§ GOAL
Transcribe each line of the material as it is, and drop any picture.
──────────────────────────────
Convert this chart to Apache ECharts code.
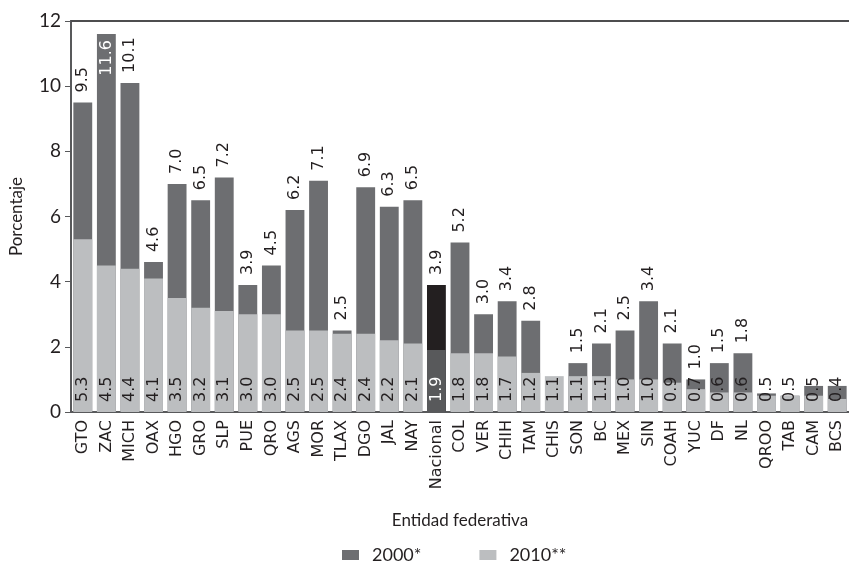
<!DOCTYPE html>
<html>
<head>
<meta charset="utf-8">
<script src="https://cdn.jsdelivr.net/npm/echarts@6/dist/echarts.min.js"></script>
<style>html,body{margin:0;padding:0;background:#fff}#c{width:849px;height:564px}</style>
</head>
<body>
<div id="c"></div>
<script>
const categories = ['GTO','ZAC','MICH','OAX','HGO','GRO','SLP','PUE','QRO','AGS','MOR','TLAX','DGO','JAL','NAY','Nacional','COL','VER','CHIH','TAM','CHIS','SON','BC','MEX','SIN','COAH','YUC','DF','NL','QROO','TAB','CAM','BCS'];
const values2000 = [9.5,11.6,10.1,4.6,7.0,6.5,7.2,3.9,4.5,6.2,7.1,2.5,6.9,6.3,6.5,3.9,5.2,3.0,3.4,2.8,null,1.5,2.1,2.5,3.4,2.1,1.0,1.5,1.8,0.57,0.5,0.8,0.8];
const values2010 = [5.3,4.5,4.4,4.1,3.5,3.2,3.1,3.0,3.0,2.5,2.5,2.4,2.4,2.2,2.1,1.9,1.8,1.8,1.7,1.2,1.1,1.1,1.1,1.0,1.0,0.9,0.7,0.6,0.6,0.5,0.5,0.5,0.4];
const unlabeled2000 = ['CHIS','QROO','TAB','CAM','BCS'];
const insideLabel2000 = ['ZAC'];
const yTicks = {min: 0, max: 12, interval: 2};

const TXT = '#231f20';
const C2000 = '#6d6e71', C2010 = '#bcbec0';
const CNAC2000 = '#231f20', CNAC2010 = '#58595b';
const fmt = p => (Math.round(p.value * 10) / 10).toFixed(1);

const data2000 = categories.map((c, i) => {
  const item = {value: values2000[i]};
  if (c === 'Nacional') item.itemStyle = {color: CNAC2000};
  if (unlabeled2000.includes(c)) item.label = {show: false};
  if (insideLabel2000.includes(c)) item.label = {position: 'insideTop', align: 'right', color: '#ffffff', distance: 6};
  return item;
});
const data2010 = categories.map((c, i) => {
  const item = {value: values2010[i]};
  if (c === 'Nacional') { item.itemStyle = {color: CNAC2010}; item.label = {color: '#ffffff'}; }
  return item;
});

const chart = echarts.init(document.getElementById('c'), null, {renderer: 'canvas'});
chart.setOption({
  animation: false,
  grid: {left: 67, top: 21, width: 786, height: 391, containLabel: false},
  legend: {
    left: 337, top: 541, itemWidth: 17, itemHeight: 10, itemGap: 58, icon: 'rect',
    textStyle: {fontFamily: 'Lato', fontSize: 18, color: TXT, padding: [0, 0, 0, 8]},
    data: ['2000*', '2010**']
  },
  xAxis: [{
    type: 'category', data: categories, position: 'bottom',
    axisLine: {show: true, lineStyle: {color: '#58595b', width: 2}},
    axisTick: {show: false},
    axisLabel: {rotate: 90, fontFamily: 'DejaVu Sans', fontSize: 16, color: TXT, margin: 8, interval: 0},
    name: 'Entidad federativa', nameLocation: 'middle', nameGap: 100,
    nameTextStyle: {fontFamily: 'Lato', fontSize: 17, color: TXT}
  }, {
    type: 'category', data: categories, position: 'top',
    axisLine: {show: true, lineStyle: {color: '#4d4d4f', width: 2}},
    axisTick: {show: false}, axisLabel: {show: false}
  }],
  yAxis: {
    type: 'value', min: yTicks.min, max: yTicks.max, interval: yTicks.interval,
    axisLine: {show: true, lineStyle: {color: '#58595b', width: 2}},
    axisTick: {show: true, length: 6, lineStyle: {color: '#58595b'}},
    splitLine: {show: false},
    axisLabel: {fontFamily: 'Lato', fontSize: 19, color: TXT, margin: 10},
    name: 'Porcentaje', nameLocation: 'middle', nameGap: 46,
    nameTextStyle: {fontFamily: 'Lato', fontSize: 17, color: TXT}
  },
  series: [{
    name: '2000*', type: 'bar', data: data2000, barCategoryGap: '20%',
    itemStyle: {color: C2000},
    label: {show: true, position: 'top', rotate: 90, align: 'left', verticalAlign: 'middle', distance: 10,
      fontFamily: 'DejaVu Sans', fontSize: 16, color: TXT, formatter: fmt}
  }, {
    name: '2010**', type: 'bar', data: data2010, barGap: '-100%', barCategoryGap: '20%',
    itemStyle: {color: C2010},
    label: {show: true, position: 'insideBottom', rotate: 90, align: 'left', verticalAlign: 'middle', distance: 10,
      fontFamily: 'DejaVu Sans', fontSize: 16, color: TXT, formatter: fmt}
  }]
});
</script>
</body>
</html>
──────────────────────────────
§ CORRECT RESPONSE
Convert this chart to Apache ECharts code.
<!DOCTYPE html>
<html>
<head>
<meta charset="utf-8">
<script src="https://cdn.jsdelivr.net/npm/echarts@6/dist/echarts.min.js"></script>
<style>html,body{margin:0;padding:0;background:#fff}#c{width:849px;height:564px}</style>
</head>
<body>
<div id="c"></div>
<script>
const categories = ['GTO','ZAC','MICH','OAX','HGO','GRO','SLP','PUE','QRO','AGS','MOR','TLAX','DGO','JAL','NAY','Nacional','COL','VER','CHIH','TAM','CHIS','SON','BC','MEX','SIN','COAH','YUC','DF','NL','QROO','TAB','CAM','BCS'];
const values2000 = [9.5,11.6,10.1,4.6,7.0,6.5,7.2,3.9,4.5,6.2,7.1,2.5,6.9,6.3,6.5,3.9,5.2,3.0,3.4,2.8,null,1.5,2.1,2.5,3.4,2.1,1.0,1.5,1.8,0.57,0.5,0.8,0.8];
const values2010 = [5.3,4.5,4.4,4.1,3.5,3.2,3.1,3.0,3.0,2.5,2.5,2.4,2.4,2.2,2.1,1.9,1.8,1.8,1.7,1.2,1.1,1.1,1.1,1.0,1.0,0.9,0.7,0.6,0.6,0.5,0.5,0.5,0.4];
const unlabeled2000 = ['CHIS','QROO','TAB','CAM','BCS'];
const insideLabel2000 = ['ZAC'];
const yTicks = {min: 0, max: 12, interval: 2};

const TXT = '#231f20';
const C2000 = '#6d6e71', C2010 = '#bcbec0';
const CNAC2000 = '#231f20', CNAC2010 = '#58595b';
const fmt = p => (Math.round(p.value * 10) / 10).toFixed(1);

const data2000 = categories.map((c, i) => {
  const item = {value: values2000[i]};
  if (c === 'Nacional') item.itemStyle = {color: CNAC2000};
  if (unlabeled2000.includes(c)) item.label = {show: false};
  if (insideLabel2000.includes(c)) item.label = {position: 'insideTop', align: 'right', color: '#ffffff', distance: 6};
  return item;
});
const data2010 = categories.map((c, i) => {
  const item = {value: values2010[i]};
  if (c === 'Nacional') { item.itemStyle = {color: CNAC2010}; item.label = {color: '#ffffff'}; }
  return item;
});

const chart = echarts.init(document.getElementById('c'), null, {renderer: 'canvas'});
chart.setOption({
  animation: false,
  grid: {left: 67, top: 21, width: 786, height: 391, containLabel: false},
  legend: {
    left: 337, top: 541, itemWidth: 17, itemHeight: 10, itemGap: 58, icon: 'rect',
    textStyle: {fontFamily: 'Lato', fontSize: 18, color: TXT, padding: [0, 0, 0, 8]},
    data: ['2000*', '2010**']
  },
  xAxis: [{
    type: 'category', data: categories, position: 'bottom',
    axisLine: {show: true, lineStyle: {color: '#58595b', width: 2}},
    axisTick: {show: false},
    axisLabel: {rotate: 90, fontFamily: 'DejaVu Sans', fontSize: 16, color: TXT, margin: 8, interval: 0},
    name: 'Entidad federativa', nameLocation: 'middle', nameGap: 100,
    nameTextStyle: {fontFamily: 'Lato', fontSize: 17, color: TXT}
  }, {
    type: 'category', data: categories, position: 'top',
    axisLine: {show: true, lineStyle: {color: '#4d4d4f', width: 2}},
    axisTick: {show: false}, axisLabel: {show: false}
  }],
  yAxis: {
    type: 'value', min: yTicks.min, max: yTicks.max, interval: yTicks.interval,
    axisLine: {show: true, lineStyle: {color: '#58595b', width: 2}},
    axisTick: {show: true, length: 6, lineStyle: {color: '#58595b'}},
    splitLine: {show: false},
    axisLabel: {fontFamily: 'Lato', fontSize: 19, color: TXT, margin: 10},
    name: 'Porcentaje', nameLocation: 'middle', nameGap: 46,
    nameTextStyle: {fontFamily: 'Lato', fontSize: 17, color: TXT}
  },
  series: [{
    name: '2000*', type: 'bar', data: data2000, barCategoryGap: '20%',
    itemStyle: {color: C2000},
    label: {show: true, position: 'top', rotate: 90, align: 'left', verticalAlign: 'middle', distance: 10,
      fontFamily: 'DejaVu Sans', fontSize: 16, color: TXT, formatter: fmt}
  }, {
    name: '2010**', type: 'bar', data: data2010, barGap: '-100%', barCategoryGap: '20%',
    itemStyle: {color: C2010},
    label: {show: true, position: 'insideBottom', rotate: 90, align: 'left', verticalAlign: 'middle', distance: 10,
      fontFamily: 'DejaVu Sans', fontSize: 16, color: TXT, formatter: fmt}
  }]
});
</script>
</body>
</html>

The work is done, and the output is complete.